Board members have for some time wanted to analyze state funding levels and have that discussion, and the recent budget issues at the University of Northern Iowa have certainly brought it to the forefront, outgoing Regents President Craig Lang said Thursday.
"We need to look at the way funds are appropriated," said Lang, whose term as a regent expires April 30.
Lang announced at Thursday's meeting he has asked David Miles, a regent from Dallas Center whose six-year term also ends April 30, to lead the new task force that will eventually make recommendations to the board. Regent Katie Mulholland, of Marion, also will serve on the task force.
With the growing concern nationwide about the cost of higher education, historical trends show that in Iowa the most significant impact has been that state funds have become a smaller portion of the university general education budgets, while tuition makes up a larger portion, said Lang, of Brooklyn. The university budgets have grown, but state funding makes up a small percentage of those budgets, he said.
State funding in Fiscal Year 2012 was about 36 percent of the general university funding to the University of Iowa, Iowa State University and UNI, down from about 64 percent of the funding in FY 2001. Student tuition dollars made up 59 percent of the general university funding last year, up from 31 percent in FY 2001.

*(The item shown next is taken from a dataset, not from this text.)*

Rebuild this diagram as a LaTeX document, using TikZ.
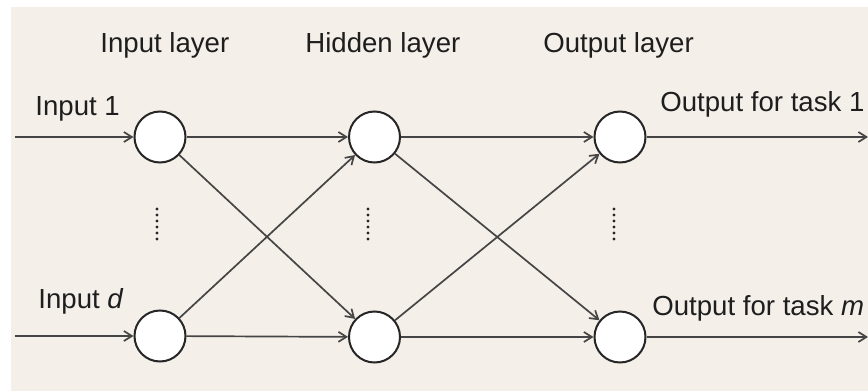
\documentclass[tikz,border=0pt]{standalone}
\usepackage{fontspec}
\setmainfont{Liberation Sans}
\usetikzlibrary{arrows.meta}
\definecolor{bg}{HTML}{F5EFE9}
\definecolor{ln}{HTML}{454545}
\definecolor{txt}{HTML}{1E1E1E}
\tikzset{
  neuron/.style={circle, draw=black!85, line width=1pt, fill=white, minimum size=25.5pt, inner sep=0pt},
  lbl/.style={anchor=base west, inner sep=0pt, text=txt, font=\fontsize{13.8pt}{16pt}\selectfont},
  conn/.style={draw=ln, line width=0.85pt, -{Straight Barb[length=4pt,width=5pt]}},
  vdots/.style={draw=black!85, line width=1.6pt, line cap=round, dash pattern=on 0pt off 3pt}
}
\begin{document}
\begin{tikzpicture}[x=0.5pt,y=-0.5pt]
\useasboundingbox (0,0) rectangle (868,391);
\fill[white] (0,0) rectangle (868,391);
\fill[bg] (11,7) rectangle (868,391);
% layer titles
\node[lbl] (tin) at (100,52) {Input layer};
\node[lbl] (thid) at (305,52) {Hidden layer};
\node[lbl] (tout) at (543,52) {Output layer};
% input / output labels
\node[lbl] (lin1) at (35,115) {Input 1};
\node[lbl] (lind) at (38,308) {Input \textit{d}};
\node[lbl] (lout1) at (660,111) {Output for task 1};
\node[lbl] (loutm) at (652,315) {Output for task \textit{m}};
% neurons
\node[neuron] (i1) at (160,137) {};
\node[neuron] (id) at (160,336) {};
\node[neuron] (h1) at (374.5,137) {};
\node[neuron] (hd) at (374.5,337) {};
\node[neuron] (o1) at (620,137) {};
\node[neuron] (om) at (620,337) {};
% free ends
\coordinate (s1) at (15,137);
\coordinate (sd) at (15,336);
\coordinate (e1) at (868,137);
\coordinate (em) at (868,337);
% connectors
\draw[conn] (s1) -- (i1);
\draw[conn] (sd) -- (id);
\draw[conn] (i1) -- (h1);
\draw[conn] (i1) -- (hd);
\draw[conn] (id) -- (h1);
\draw[conn] (id) -- (hd);
\draw[conn] (h1) -- (o1);
\draw[conn] (h1) -- (om);
\draw[conn] (hd) -- (o1);
\draw[conn] (hd) -- (om);
\draw[conn] (o1) -- (e1);
\draw[conn] (om) -- (em);
% vertical dots
\coordinate (d1a) at (157,209); \coordinate (d1b) at (157,240);
\coordinate (d2a) at (368,209); \coordinate (d2b) at (368,240);
\coordinate (d3a) at (614,209); \coordinate (d3b) at (614,240);
\draw[vdots] (d1a) -- (d1b);
\draw[vdots] (d2a) -- (d2b);
\draw[vdots] (d3a) -- (d3b);
\end{tikzpicture}
\end{document}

State money in the past has been distributed to the three universities on a 40/40/20 split, with the UI and ISU getting larger portions, Lang said.
That formula for dividing state appropriations hasn't been revisited for quite some time, Miles said, and members want to take a fresh look. There are no preordained results the board is looking for, he said, and they want to make sure to continue to support the missions of all three schools.
"But we certainly think there's an opportunity ... to re-examine those allocations, so that they're no longer locked into" what they are now, but rather are what makes sense in the current environment, Miles said.
However, the regents want to make sure they don't harm the universities as they are today. The process won't mean simply taking a bunch of money from one university and pushing that money to another, Lang said.
But UNI has faced budget challenges, and that's one issue that will be on the table for the task force, Miles said.
There is no timeline for the task force work and when recommendations will go to the regents. Lang expects the group will includes delegates and alumni from each university, for possible total membership of nine.
The task force charge consists of: a review of historical general university funding levels; how the state money supports the three distinct missions of the universities; the future funding needs of each campus; and the recommendation of a set of measurements that may help re-balance the equation, "linking dollars more directly to priorities," Lang said.